As users of “big data” applications expect fresh results, we witness a new breed of stream processing systems (SPS) that are designed to scale to large numbers of cloud-hosted machines. Such systems face new challenges: (i) to benefit from the “pay-as-you-go” model of cloud computing, they must scale out on demand, acquiring additional virtual machines (VMs) and parallelis-ing operators when the workload increases; (ii) failures are common with deployments on hundreds of VMs—systems must be fault-tolerant with fast recovery times, yet low per-machine overheads. An open question is how to achieve these two goals when stream queries include stateful operators, which must be scaled out and recovered without affecting query results.
In this talk I will describe a novel approach to externalise operator state explicitly to the SPS though a set of state management primitives.
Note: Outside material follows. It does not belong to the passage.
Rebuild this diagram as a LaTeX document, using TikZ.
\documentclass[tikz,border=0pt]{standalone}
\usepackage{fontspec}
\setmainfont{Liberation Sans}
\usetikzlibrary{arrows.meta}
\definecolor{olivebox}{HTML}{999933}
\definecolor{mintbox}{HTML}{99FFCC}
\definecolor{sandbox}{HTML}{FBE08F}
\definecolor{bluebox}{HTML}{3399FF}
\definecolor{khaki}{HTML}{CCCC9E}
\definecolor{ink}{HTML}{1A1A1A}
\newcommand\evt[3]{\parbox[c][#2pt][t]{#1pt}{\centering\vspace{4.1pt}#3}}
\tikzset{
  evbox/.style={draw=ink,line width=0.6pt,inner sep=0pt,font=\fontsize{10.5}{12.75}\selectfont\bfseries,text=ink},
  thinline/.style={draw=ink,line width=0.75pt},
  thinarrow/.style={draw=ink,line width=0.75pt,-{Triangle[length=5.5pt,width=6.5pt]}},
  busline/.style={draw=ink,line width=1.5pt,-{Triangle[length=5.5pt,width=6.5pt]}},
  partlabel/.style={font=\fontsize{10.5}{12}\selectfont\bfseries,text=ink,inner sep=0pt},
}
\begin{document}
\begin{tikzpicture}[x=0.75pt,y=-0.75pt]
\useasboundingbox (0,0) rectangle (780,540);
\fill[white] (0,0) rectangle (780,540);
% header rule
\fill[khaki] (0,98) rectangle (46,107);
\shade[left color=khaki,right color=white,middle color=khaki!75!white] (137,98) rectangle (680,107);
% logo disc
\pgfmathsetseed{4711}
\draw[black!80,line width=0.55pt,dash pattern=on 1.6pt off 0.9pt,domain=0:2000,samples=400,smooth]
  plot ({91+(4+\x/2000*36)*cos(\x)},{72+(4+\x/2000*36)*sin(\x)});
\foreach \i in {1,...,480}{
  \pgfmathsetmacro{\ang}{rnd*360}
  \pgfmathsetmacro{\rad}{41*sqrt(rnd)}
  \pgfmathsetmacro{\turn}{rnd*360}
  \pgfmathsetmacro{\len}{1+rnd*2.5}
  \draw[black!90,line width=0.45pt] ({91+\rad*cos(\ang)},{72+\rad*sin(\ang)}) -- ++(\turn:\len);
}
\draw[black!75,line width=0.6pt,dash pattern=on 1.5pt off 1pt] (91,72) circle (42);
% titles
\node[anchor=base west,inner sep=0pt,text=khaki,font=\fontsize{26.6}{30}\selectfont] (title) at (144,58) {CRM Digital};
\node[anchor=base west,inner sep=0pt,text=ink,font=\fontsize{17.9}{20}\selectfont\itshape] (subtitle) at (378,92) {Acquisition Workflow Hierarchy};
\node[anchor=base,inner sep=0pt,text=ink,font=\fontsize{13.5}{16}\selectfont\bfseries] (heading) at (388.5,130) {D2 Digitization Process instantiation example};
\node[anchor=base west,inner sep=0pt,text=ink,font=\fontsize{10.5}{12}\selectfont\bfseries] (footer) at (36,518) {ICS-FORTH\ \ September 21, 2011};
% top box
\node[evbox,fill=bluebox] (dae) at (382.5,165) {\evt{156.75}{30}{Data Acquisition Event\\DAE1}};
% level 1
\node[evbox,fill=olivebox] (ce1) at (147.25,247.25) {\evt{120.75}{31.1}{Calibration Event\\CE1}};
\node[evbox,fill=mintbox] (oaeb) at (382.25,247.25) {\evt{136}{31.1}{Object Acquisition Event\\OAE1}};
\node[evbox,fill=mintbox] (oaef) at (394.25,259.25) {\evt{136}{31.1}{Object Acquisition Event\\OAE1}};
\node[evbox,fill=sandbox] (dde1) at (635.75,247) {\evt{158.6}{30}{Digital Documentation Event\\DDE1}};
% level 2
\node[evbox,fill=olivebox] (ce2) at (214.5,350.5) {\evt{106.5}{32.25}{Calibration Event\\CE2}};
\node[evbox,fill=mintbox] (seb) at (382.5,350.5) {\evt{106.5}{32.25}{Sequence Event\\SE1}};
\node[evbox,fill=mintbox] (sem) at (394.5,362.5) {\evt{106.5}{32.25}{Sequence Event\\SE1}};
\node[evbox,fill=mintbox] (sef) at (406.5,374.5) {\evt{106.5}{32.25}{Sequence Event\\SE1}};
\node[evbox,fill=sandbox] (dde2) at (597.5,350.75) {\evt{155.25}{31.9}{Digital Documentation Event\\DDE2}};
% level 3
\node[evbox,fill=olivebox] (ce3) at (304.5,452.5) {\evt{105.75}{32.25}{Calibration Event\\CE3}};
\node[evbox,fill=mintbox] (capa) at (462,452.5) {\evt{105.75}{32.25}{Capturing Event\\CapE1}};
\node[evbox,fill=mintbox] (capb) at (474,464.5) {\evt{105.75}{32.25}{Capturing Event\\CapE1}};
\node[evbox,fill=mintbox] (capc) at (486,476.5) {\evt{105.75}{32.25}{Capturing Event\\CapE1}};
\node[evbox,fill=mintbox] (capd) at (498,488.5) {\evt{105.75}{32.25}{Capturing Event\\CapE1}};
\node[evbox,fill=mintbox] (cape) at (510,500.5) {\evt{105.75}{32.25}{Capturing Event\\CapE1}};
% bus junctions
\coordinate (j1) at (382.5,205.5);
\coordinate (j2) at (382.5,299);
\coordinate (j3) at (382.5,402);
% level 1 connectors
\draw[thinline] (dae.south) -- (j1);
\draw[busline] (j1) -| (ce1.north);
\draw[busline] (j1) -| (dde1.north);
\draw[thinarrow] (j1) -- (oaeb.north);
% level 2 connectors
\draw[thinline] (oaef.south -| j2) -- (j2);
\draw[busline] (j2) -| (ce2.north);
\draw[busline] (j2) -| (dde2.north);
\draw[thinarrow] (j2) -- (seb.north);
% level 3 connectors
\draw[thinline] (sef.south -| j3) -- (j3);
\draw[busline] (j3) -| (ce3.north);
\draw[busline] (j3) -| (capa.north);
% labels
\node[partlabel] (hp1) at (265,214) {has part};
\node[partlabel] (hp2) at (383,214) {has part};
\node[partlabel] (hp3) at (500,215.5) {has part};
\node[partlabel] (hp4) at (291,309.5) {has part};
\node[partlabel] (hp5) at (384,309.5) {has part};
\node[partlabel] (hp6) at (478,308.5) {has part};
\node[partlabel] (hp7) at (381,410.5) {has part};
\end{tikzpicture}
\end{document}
State externalisation enable us to handle both scale out and recovery from operators’ failures using the same primitives. Our system periodically checkpoints operator state and saves it to upstream VMs. Failed operators are recovered by restoring checkpointed state on a new VM.
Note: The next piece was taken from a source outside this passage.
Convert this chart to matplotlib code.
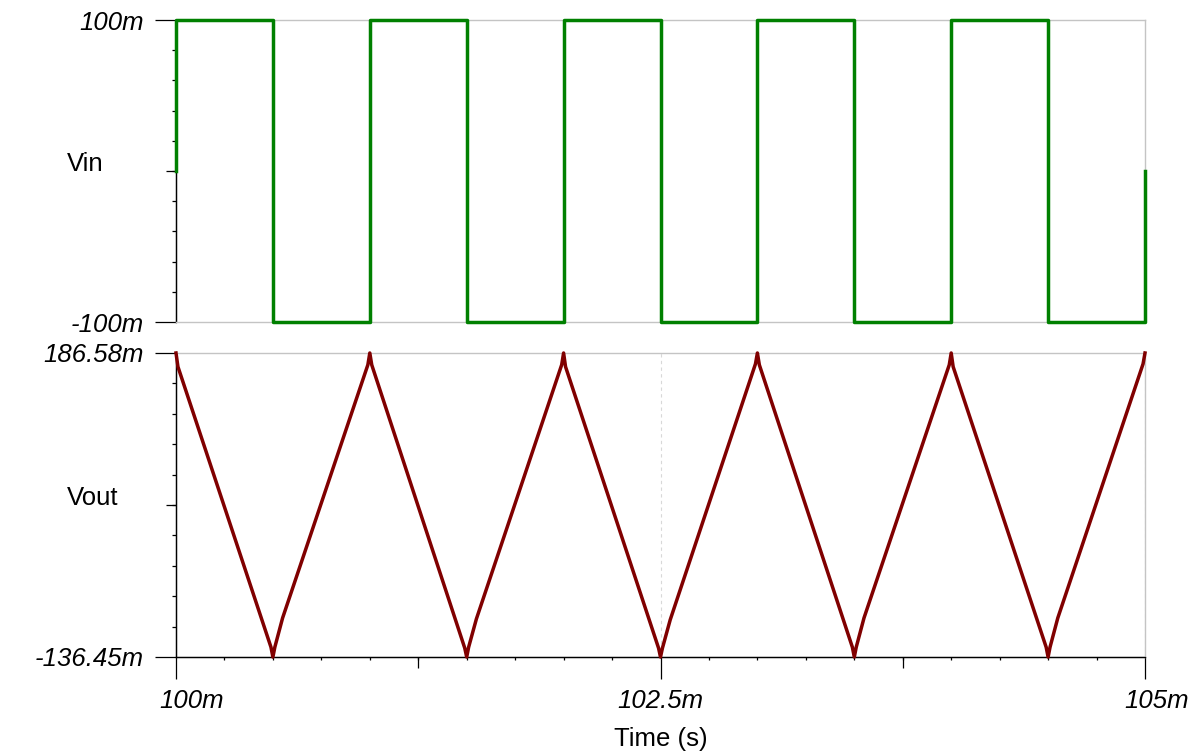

Eva is a Lecturer (Assistant Professor) in the Department of Computer Science at City University London. Before this, she was a post-doctoral researcher in the Department of Computing, Imperial College London. She holds a Ph.D. from the Computer Laboratory (SRG/netos group) in Cambridge University and an M.Sc. and B.Sc. from the Computer Science Department, University of Crete, Greece. Her interests span the areas of Cloud Computing, Data Stream Processing, Autonomic Computing, Distributed Systems and Systems Research in general.